#### [Exercise brief]
Give an exact transcription of every line, dropping the images.

+++ Dataset excerpt

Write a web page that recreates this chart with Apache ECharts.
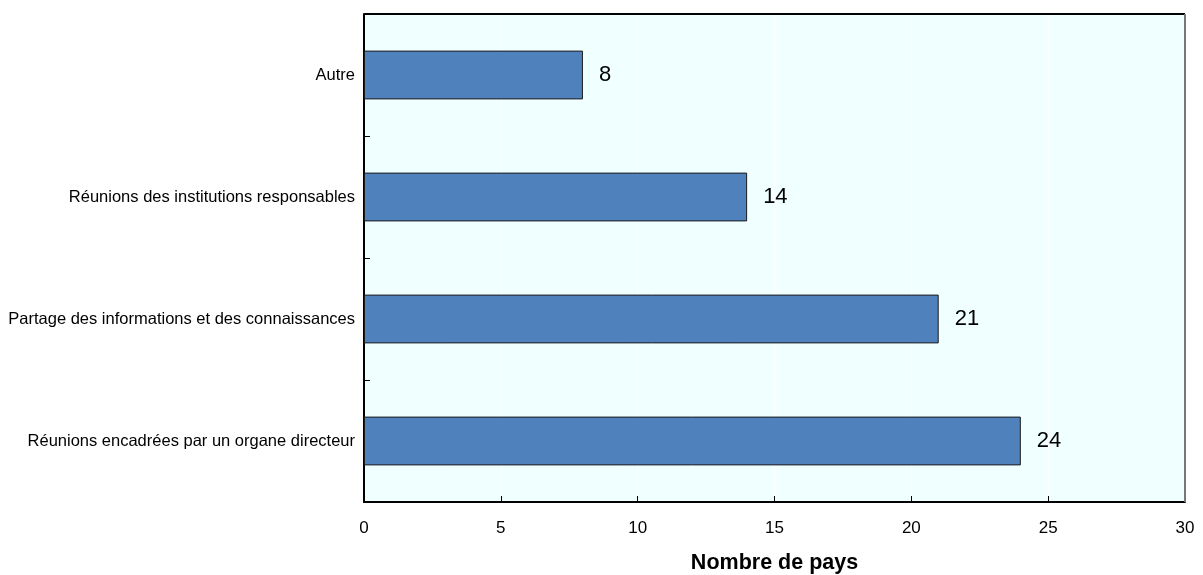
<!DOCTYPE html>
<html><head><meta charset="utf-8">
<script src="https://cdn.jsdelivr.net/npm/echarts@6/dist/echarts.min.js"></script>
<style>html,body{margin:0;padding:0;background:#fff}#c{width:1203px;height:575px}</style>
</head><body><div id="c"></div>
<script>
const categories = ["Réunions encadrées par un organe directeur","Partage des informations et des connaissances","Réunions des institutions responsables","Autre"];
const values = [24, 21, 14, 8];
const xTicks = [0,5,10,15,20,25,30];
const xTitle = "Nombre de pays";
const FONT = "'Liberation Sans Narrow','Arial Narrow','Liberation Sans',Arial,sans-serif";
const chart = echarts.init(document.getElementById('c'));
chart.setOption({
  animation:false,
  grid:{left:364,right:18,top:14,bottom:73,outerBoundsMode:'none',containLabel:false,show:true,backgroundColor:'#F0FFFF',borderWidth:0},
  xAxis:{type:'value',min:xTicks[0],max:xTicks[xTicks.length-1],interval:5,
    axisLine:{show:true,lineStyle:{color:'#000',width:2}},
    axisTick:{show:true,inside:true,length:6,lineStyle:{color:'#000',width:1}},
    axisLabel:{color:'#000',fontFamily:FONT,fontSize:17,margin:18},
    splitLine:{show:true,lineStyle:{color:'#fff',width:1}},
    name:xTitle,nameLocation:'middle',nameGap:50,
    nameTextStyle:{color:'#000',fontFamily:FONT,fontSize:21.5,fontWeight:'bold'}},
  yAxis:{type:'category',data:categories,
    axisLine:{show:true,lineStyle:{color:'#000',width:2}},
    axisTick:{show:true,inside:true,length:6,lineStyle:{color:'#000',width:1}},
    axisLabel:{color:'#000',fontFamily:FONT,fontSize:16.5,margin:9},
    splitLine:{show:false}},
  series:[{type:'bar',data:values,barWidth:'40%',
    itemStyle:{color:'#4F81BD',borderColor:'#1a1a1a',borderWidth:1},
    label:{show:true,position:'right',distance:16,color:'#000',fontFamily:FONT,fontSize:22}}]
});
const g = chart.getModel().getComponent('grid').coordinateSystem.getRect();
chart.setOption({graphic:[
  {type:'line',shape:{x1:g.x,y1:g.y,x2:g.x+g.width,y2:g.y},style:{stroke:'#000',lineWidth:2},z:10},
  {type:'line',shape:{x1:g.x+g.width,y1:g.y,x2:g.x+g.width,y2:g.y+g.height},style:{stroke:'#777',lineWidth:2},z:10}
]});
</script>
</body></html>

++++++

#### [Full response]
Write a web page that recreates this chart with Apache ECharts.
<!DOCTYPE html>
<html><head><meta charset="utf-8">
<script src="https://cdn.jsdelivr.net/npm/echarts@6/dist/echarts.min.js"></script>
<style>html,body{margin:0;padding:0;background:#fff}#c{width:1203px;height:575px}</style>
</head><body><div id="c"></div>
<script>
const categories = ["Réunions encadrées par un organe directeur","Partage des informations et des connaissances","Réunions des institutions responsables","Autre"];
const values = [24, 21, 14, 8];
const xTicks = [0,5,10,15,20,25,30];
const xTitle = "Nombre de pays";
const FONT = "'Liberation Sans Narrow','Arial Narrow','Liberation Sans',Arial,sans-serif";
const chart = echarts.init(document.getElementById('c'));
chart.setOption({
  animation:false,
  grid:{left:364,right:18,top:14,bottom:73,outerBoundsMode:'none',containLabel:false,show:true,backgroundColor:'#F0FFFF',borderWidth:0},
  xAxis:{type:'value',min:xTicks[0],max:xTicks[xTicks.length-1],interval:5,
    axisLine:{show:true,lineStyle:{color:'#000',width:2}},
    axisTick:{show:true,inside:true,length:6,lineStyle:{color:'#000',width:1}},
    axisLabel:{color:'#000',fontFamily:FONT,fontSize:17,margin:18},
    splitLine:{show:true,lineStyle:{color:'#fff',width:1}},
    name:xTitle,nameLocation:'middle',nameGap:50,
    nameTextStyle:{color:'#000',fontFamily:FONT,fontSize:21.5,fontWeight:'bold'}},
  yAxis:{type:'category',data:categories,
    axisLine:{show:true,lineStyle:{color:'#000',width:2}},
    axisTick:{show:true,inside:true,length:6,lineStyle:{color:'#000',width:1}},
    axisLabel:{color:'#000',fontFamily:FONT,fontSize:16.5,margin:9},
    splitLine:{show:false}},
  series:[{type:'bar',data:values,barWidth:'40%',
    itemStyle:{color:'#4F81BD',borderColor:'#1a1a1a',borderWidth:1},
    label:{show:true,position:'right',distance:16,color:'#000',fontFamily:FONT,fontSize:22}}]
});
const g = chart.getModel().getComponent('grid').coordinateSystem.getRect();
chart.setOption({graphic:[
  {type:'line',shape:{x1:g.x,y1:g.y,x2:g.x+g.width,y2:g.y},style:{stroke:'#000',lineWidth:2},z:10},
  {type:'line',shape:{x1:g.x+g.width,y1:g.y,x2:g.x+g.width,y2:g.y+g.height},style:{stroke:'#777',lineWidth:2},z:10}
]});
</script>
</body></html>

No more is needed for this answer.